AdLib: Full steam ahead for all-in services?
There's been a lot of talk in adland recently about the return of the full service agency. From the days when the media independents took off from the old full service agency to go it alone to more recent times when the schism in the full service ranks widened as the techies took the reins and galloped ahead with all sorts of digital ideas for clients.
Now, adland is said to be on the cusp of a new full service agency model. Core Media's Alan Cox leads the attack. Not only has Core used media buying and planning powers to good effect, it has shaped itself in rolling out a host of other marketing communications services, not least research, with Ignite, and data analytics with Radical.
In an interview with Marketing.ie earlier this year, Radical boss Justin Cullen sang from the same full service hymn sheet as Cox. The group's data division, which Cullen heads up, has been busy hiring experts in physics, maths and engineering. Cullen sees adland's future as a coming together of science and creativity.
Core recently recruited Geoff McGrath from Target McConnells to manage Starcom and bring the group together by providing what they labelled "transformative change". Shane Doyle joined from planning agency MCCP as Core's group head of strategy. It's all seen as part of Cox's greater plan to go full service.
From planning and buying, agencies honed skills in negotiating trading deals and being more proactive in seeing new opportunities coming down the tracks. But not everyone is convinced a move to full service will come easy. Some creative agency bosses would argue against the new full service model. As media agencies grow, more conflicts of interest arise.
The big media agency groups can handle conflicting accounts through various media sub-brands. But advertisers want the best creatives on their account. Where does that leave clients who because of conflicts mightn't get the best talent working on their business? There's also a culture clash which isn't readily remedied. As any seasoned adlander will testify, creatives are a world apart from the deductive media exec. The best creatives work from the right side of the brain. Vizeum's Joanna Gorczak, pictured, believes the new full service agency is still some way off and is just one possible option. Digital and client demands has seen media agencies restructure, new areas of expertise evolve and new talent hired.

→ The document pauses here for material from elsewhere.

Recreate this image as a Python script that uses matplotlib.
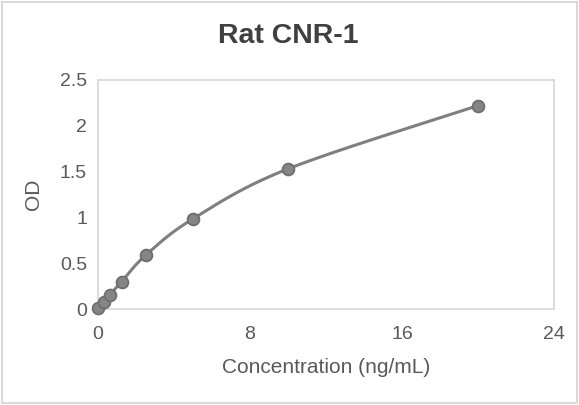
import numpy as np
import matplotlib
matplotlib.use("Agg")
import matplotlib.pyplot as plt
from matplotlib.patches import Rectangle

conc = [0, 0.3125, 0.625, 1.25, 2.5, 5, 10, 20]
od = [0.01, 0.08, 0.155, 0.30, 0.585, 0.985, 1.53, 2.22]
xticks = [0, 8, 16, 24]
yticks = [0, 0.5, 1, 1.5, 2, 2.5]
ytick_labels = ["0", "0.5", "1", "1.5", "2", "2.5"]

plt.rcParams['font.family'] = ['Liberation Sans', 'DejaVu Sans']
W, H = 579, 405
fig = plt.figure(figsize=(W/100, H/100), dpi=100)
fig.patch.set_facecolor('white')
fig.add_artist(Rectangle((1.5/W, 2/H), 1-3.5/W, 1-3.5/H, transform=fig.transFigure,
                         fill=False, edgecolor='#d9d9d9', linewidth=1.4))

left, right, top, bottom = 98, 554, 80, 309
ax = fig.add_axes([left/W, 1-bottom/H, (right-left)/W, (bottom-top)/H])
ax.set_xlim(0, 24)
ax.set_ylim(0, 2.5)
for s in ax.spines.values():
    s.set_color('#d9d9d9')
    s.set_linewidth(1.3)
ax.set_xticks(xticks)
ax.set_yticks(yticks)
ax.set_yticklabels(ytick_labels)
ax.tick_params(length=0, labelsize=14, colors='#595959', pad=8)
ax.tick_params(axis='x', pad=12)

# Smoothed line (Catmull-Rom / Bezier in display space)
fig.canvas.draw()
pts = ax.transData.transform(np.column_stack([conc, od]))
n = len(pts)
curve = []
t = np.linspace(0, 1, 30)
for i in range(n-1):
    p0 = pts[max(i-1, 0)]; p1 = pts[i]; p2 = pts[i+1]; p3 = pts[min(i+2, n-1)]
    c1 = p1 + (p2 - p0) / 6
    c2 = p2 - (p3 - p1) / 6
    seg = ((1-t)**3)[:, None]*p1 + (3*(1-t)**2*t)[:, None]*c1 + (3*(1-t)*t**2)[:, None]*c2 + (t**3)[:, None]*p2
    curve.append(seg)
curve = np.vstack(curve)
curve_d = ax.transData.inverted().transform(curve)
ax.plot(curve_d[:, 0], curve_d[:, 1], color='#7f7f7f', linewidth=2.2, clip_on=False, zorder=3)
ax.plot(conc, od, linestyle='none', marker='o', markersize=8.5, markerfacecolor='#858585',
        markeredgecolor='#6e6e6e', markeredgewidth=1.3, clip_on=False, zorder=4)

ax.set_xlabel('Concentration (ng/mL)', fontsize=15, color='#595959', labelpad=11)
ax.set_ylabel('OD', fontsize=15, color='#595959', labelpad=12)
fig.text(288/W, 1-36/H, 'Rat CNR-1', ha='center', va='center', fontsize=20.5,
         fontweight='bold', color='#404040')

fig.savefig('out.png', dpi=100, facecolor='white')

But, Gorczak insists, with the emergence of an expanding skillset, there's no longer a clear demarcation in agencies of who does what. Not like in the halcyon days, when the lines were crystal clear. A creative agency weaved the magic, media booked the space, PR did its thing and so on. But now, the lines are blurred and many tasks are equally at home in any agency.
Gorczak says while agencies may strive for better inter-agency collaboration, in the belief clients prefer to deal with one large shop rather than several smaller agencies. How today's full service agency comes about needs to be fully thought out, she adds. It will look so different to the old version, it really couldn't be called 'full service'. It must embrace new hierarchies, social and data and the harnessing of multiple skillsets.
* Virgin Media spared little expense in presenting TV3's autumn schedule to media and advertisers in the National Concert Hall. "Mistress of ceremonies" Deirdre O'Kane couldn't ignore her comical side as TV3 personalities joined her on stage for a Graham Norton-style couch chat, while others looked up from the auditorium below.
"Dying is easy, comedy is hard," said the loquacious lady who will help voice TV3's new 'Gogglebox' series.
After a loud and sudden noise back stage caught O'Kane off guard, she immediately bounced back with the line "that was a terrible bang... thought I was going to have a John Lennon moment there". With Elaine Crowley volunteering for 'Operation Transformation', the cameras went on the 'Midday' host as O'Kane referred to RTE as "over beyond, in the mad place". All said in jest, of course.
* Former Munster and Ireland rugby legend Paul O'Connell will speak at An Post's Early Bird Club invite-only breakfast in Fallon & Byrne next Thursday. Now a director of Pinergy, the pay-as-you-go energy service, O'Connell will be interviewed by TV3 presenter Colette Fitzpatrick.
What Paul has to say will be of great interest to An Post's sales and marketing boss, Liam Sheehan, a big Munster rugby fan.
* The pace of change in digital and online advertising is the focus of the next Association of Advertisers in Ireland (AAI) Toolkit seminar. Discussing how more ad budgets are moving to programmatic buying and user generated content will be Dave Lenny of Amnet Ireland. Wolfgang Digital's Roisin Linney and Anna Pas will share case studies. The breakfast talk is in Core Media's offices at 8.15am on Tuesday, September 20.